Breaking between/3 based "loop" in SWI-Prolog while maintaining choice points that follow it

Question

I need to iterate over a range of numbers (e.g. using between/3) from 1 to Length where Length is a length of a given list. Iterated number, say N, is then applied to a predicate, say do_something until it stops failing. That is, do_something searches for a correct N after which all choice points of between/3 must be dropped. However, all choice points of do_something with proper N applied must be executed.

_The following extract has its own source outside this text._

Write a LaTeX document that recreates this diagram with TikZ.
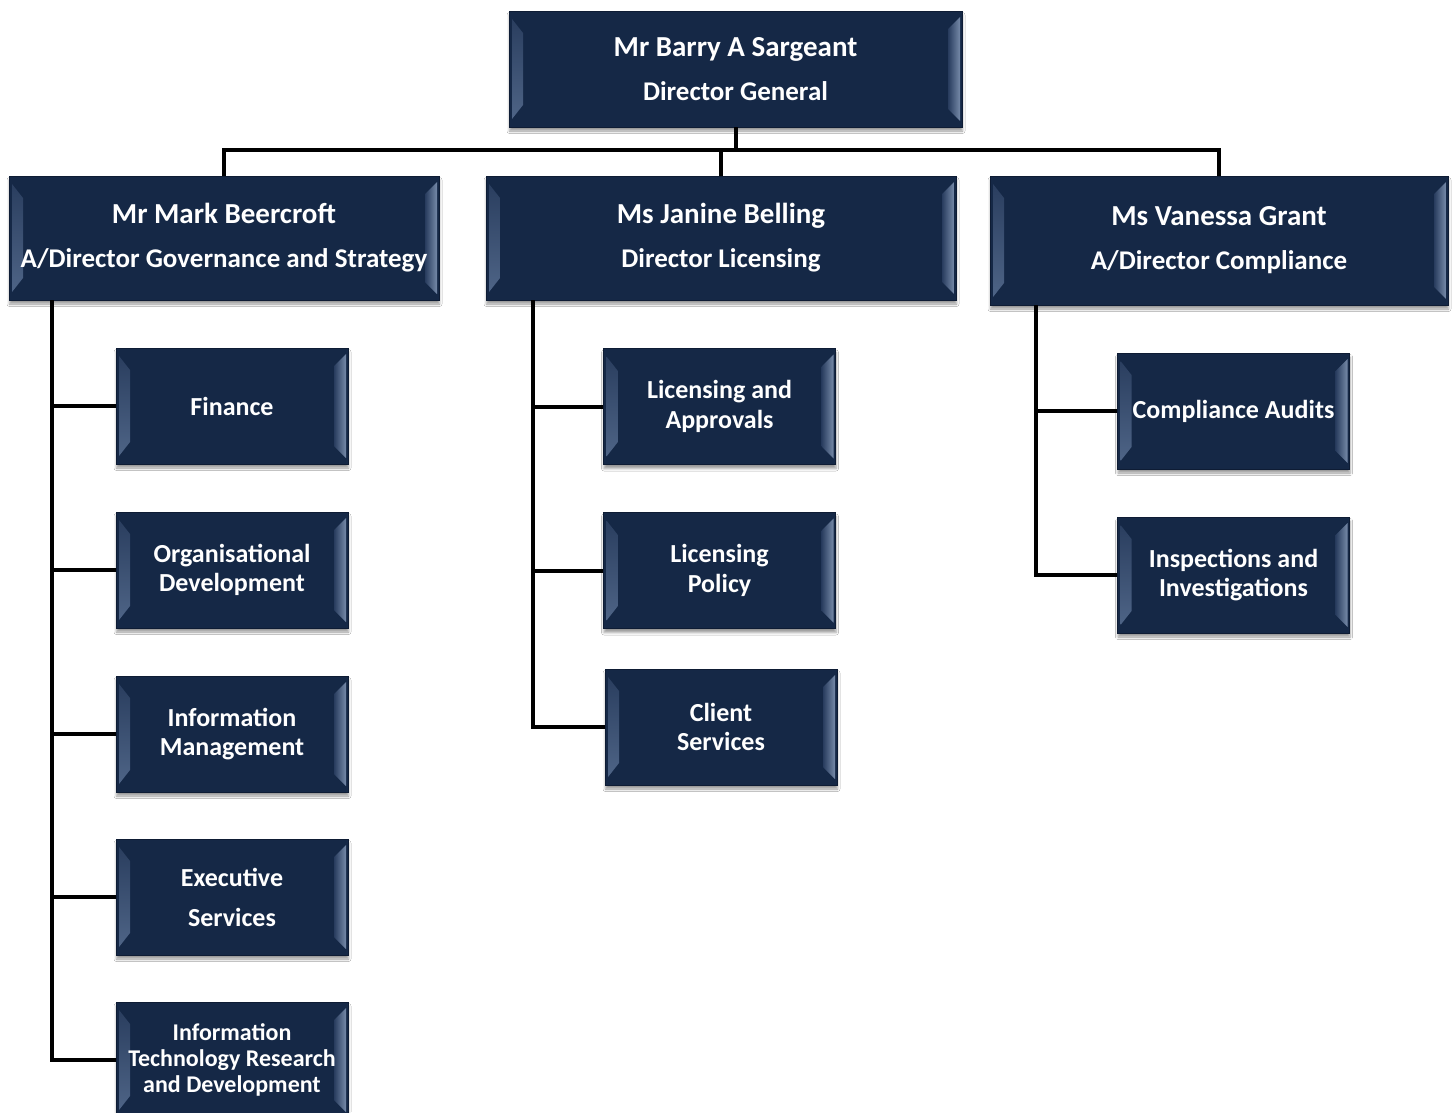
\documentclass[tikz,border=0pt]{standalone}
\usepackage{fontspec}
\setmainfont{Carlito}
\usetikzlibrary{calc,shadows.blur}
\definecolor{navy}{RGB}{21,40,70}
\definecolor{navyedge}{RGB}{14,28,52}
\definecolor{bevLa}{RGB}{42,62,95}
\definecolor{bevLb}{RGB}{78,100,134}
\definecolor{bevRa}{RGB}{40,60,94}
\definecolor{bevRb}{RGB}{118,138,168}
\tikzset{
  conn/.style={draw=black, line width=4pt},
  bevbox/.style 2 args={draw=navyedge, line width=0.6pt, fill=navy,
    minimum width=#1, minimum height=#2, inner sep=0pt,
    text=white, align=center,
    blur shadow={shadow xshift=0.5pt, shadow yshift=-4pt, shadow blur radius=2.5pt, shadow opacity=40},
    path picture={
      \coordinate (PNW) at (path picture bounding box.north west);
      \coordinate (PNE) at (path picture bounding box.north east);
      \coordinate (PSW) at (path picture bounding box.south west);
      \coordinate (PSE) at (path picture bounding box.south east);
      \shade[top color=bevLa, bottom color=bevLb] ($(PNW)+(3,8)$) -- ($(PNW)+(14,22)$) -- ($(PSW)+(14,-22)$) -- ($(PSW)+(3,-8)$) -- cycle;
      \shade[left color=bevRa, right color=bevRb] ($(PNE)+(-2,6)$) -- ($(PNE)+(-14,18)$) -- ($(PSE)+(-14,-18)$) -- ($(PSE)+(-2,-6)$) -- cycle;
    }},
  head/.style={font=\bfseries\fontsize{29}{44}\selectfont},
  child/.style={bevbox={232pt}{116pt}, font=\bfseries\fontsize{26}{29.5}\selectfont}
}
\newcommand{\subline}[1]{{\fontsize{27}{44}\selectfont #1}}
\begin{document}
\begin{tikzpicture}[x=1pt,y=-1pt]
\fill[white] (0,0) rectangle (1453,1112);
\useasboundingbox (0,0) rectangle (1453,1112);

% level 0 and 1
\node[bevbox={453pt}{116pt}, head] (top) at (735.5,69) {Mr Barry A Sargeant\\\subline{Director General}};
\node[bevbox={430pt}{124pt}, head] (L1) at (224,238) {Mr Mark Beercroft\\\subline{A/Director Governance and Strategy}};
\node[bevbox={470pt}{124pt}, head] (L2) at (721,238) {Ms Janine Belling\\\subline{Director Licensing}};
\node[bevbox={458pt}{129pt}, head] (L3) at (1219,240.5) {Ms Vanessa Grant\\\subline{A/Director Compliance}};

% left children
\node[child] (c1) at (232,406) {Finance};
\node[child] (c2) at (232,570) {Organisational\\Development};
\node[child] (c3) at (232,734) {Information\\Management};
\node[child, font=\bfseries\fontsize{26}{40}\selectfont] (c4) at (232,897) {Executive\\Services};
\node[child, font=\bfseries\fontsize{24}{26}\selectfont] (c5) at (232,1060) {Information\\Technology Research\\and Development};

% middle children
\node[child] (m1) at (719.5,406.5) {Licensing and\\Approvals};
\node[child] (m2) at (719.5,570.5) {Licensing\\Policy};
\node[child] (m3) at (721,727) {Client\\Services};

% right children
\node[child] (r1) at (1233.5,411) {Compliance Audits};
\node[child] (r2) at (1233.5,575) {Inspections and\\Investigations};

% connectors
\coordinate (bus) at (735.5,150);
\draw[conn] (top.south) -- (bus);
\draw[conn] (L1.north) |- (bus) -| (L3.north);
\draw[conn] (L2.north) -- (L2.north |- bus);

\coordinate (ls) at ($(L1.south west)+(43,0)$);
\draw[conn] (ls) |- (c5.west);
\foreach \c in {c1,c2,c3,c4} \draw[conn] (\c.west) -- (\c.west -| ls);

\coordinate (ms) at ($(L2.south west)+(47,0)$);
\draw[conn] (ms) |- (m3.west);
\foreach \c in {m1,m2} \draw[conn] (\c.west) -- (\c.west -| ms);

\coordinate (rs) at ($(L3.south west)+(46,0)$);
\draw[conn] (rs) |- (r2.west);
\draw[conn] (r1.west) -- (r1.west -| rs);
\end{tikzpicture}
\end{document}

Fist attempt was something like this:

% main(+InputList, -N, -OutputList)
main(InputList, N, OutputList) :-
  length(InputList, Length),
  between(1, Length, N),

  % cut all between/3 choice points as soon as Num is instantiated
  freeze(Num, !),

  do_something(InputList, N, OutputList),
  Num is N.

This did not work as freeze/2 doesn't cut between/3 choice points. A version with when/2 did not work either. I gather, it is because both freeze/2 and when/2 are executed in a separate thread and do not affect the main thread where between/3 is.

After a while I ended up with the following code that does what's needed, but is inefficient:

main(InputList, N, OutputList) :-
  length (InputList, Length),
  between(1, Length, N),
  do_something(InputList, N, _),

  % cut all prior choice points as soon as proper N is found
  !,

  % start do_something over!
  do_something(InputList, N, OutputList).

Inefficiency is that do_something's choice point with proper N is executed twice. First just before cut, and then once again right after it.

Though this solution works in my case, it is not applicable to a generic case when all do_something choice points must be executed only once.

Note that N is required to be minimum out of 1..Length range and is not known in advance. Hence searching for it with do_something.

Is there a better solution to this? Is there a way to implement a predicate similar to between/3 that can stop when signaled somehow? Could there be a specialized builtin predicate that does what's needed? Any fruitful ideas are highly appreciated.

Answer 1

It turns out that between/3 is a distraction. We don't require it and thus a simple, efficient, and portable solution is possible:

main(InputList, N, OutputList) :-
    length(InputList, Length),
    Length >= 1,
    main(1, Length, InputList, OutputList).

main(N, Length, InputList, OutputList) :-
    (   do_something(InputList, N, OutputList) *->
        true
    ;   N < Length,
        M is N + 1,
        main(M, Length, InputList, OutputList)
    ).

As in Jan’s solution, it does not evaluate all solutions of do_something/3 before returning the first, neither does it evaluate the predicate twice. But it also doesn’t require the nasty and non-portable nb_setarg/2 predicate tricks.

Note that, as Jan remarked, the soft-cut control construct, *->/2, or its if/3 meta-predicate variant, can be found in several Prolog systems (including, in one form or the other, CxProlog, Ciao Prolog, ECLiPSe, GNU Prolog, JIProlog, SICStus Prolog, SWI-Prolog, and YAP).

P.S. I keep my first answer as it's more portable and exemplifies a pattern that may be useful for other problems.

Answer 2

There is another possibility using *->/2, which is a variant of ->/2 that does not kill the choice point of the condition. Now we are not there was we want to kill an older choicepoint. I don't know whether there are Prolog systems that can do so. Most have provisions to kill all choice points since some mark, but I'm not aware of one that kills a specific one. So, we must insert a bit of code to conditionally stop further processing. This results in:

main(InputList, N, OutputList) :-
    length(InputList, Length),
    State = state(cont),
    between(1, Length, N),
    (   State = state(cont)
    ->  true
    ;   !,
        fail
    ),
    (   do_something(InputList, N, OutputList)
    *-> nb_setarg(1, State, stop)
    ;   fail
    ).

This is totally non-portable, although many systems have *-> (sometimes named if/3) and many have some form of non-backtrackable assignment while if you are desperate you can use assert/retract for that.

See online at SWISH

Paulo's answer is certainly more portable. This should be way faster though and does not evaluate all solutions of do_something before returning the first, neither does it evaluate do_something twice.

Answer 3

Hoping that I understood your problem description:

main(InputList, N, OutputList) :-
    length(InputList, Length),
    between(1, Length, N),
    findall(
        OutputList0,
        do_something(InputList,N,OutputList0),
        OutputLists
    ),
    % cut all prior choice points as soon as proper N is found
    OutputLists = [_|_],
    !,
    member(OutputList, OutputLists).

The findall/3 call will return Solutions = [] until the do_something/3 predicate succeeds. When that happens, the findall/3 call ensures that, for that value of N, all the choice points of do_something(InputList, N, OutputList) are visited. The following cut then fixes the value of N and you can go from there.

P.S. Updated with the change you describe in your comment to make it work for your case. There are some non-portable hacks to find only a given number of solutions if you don't want to collect them all.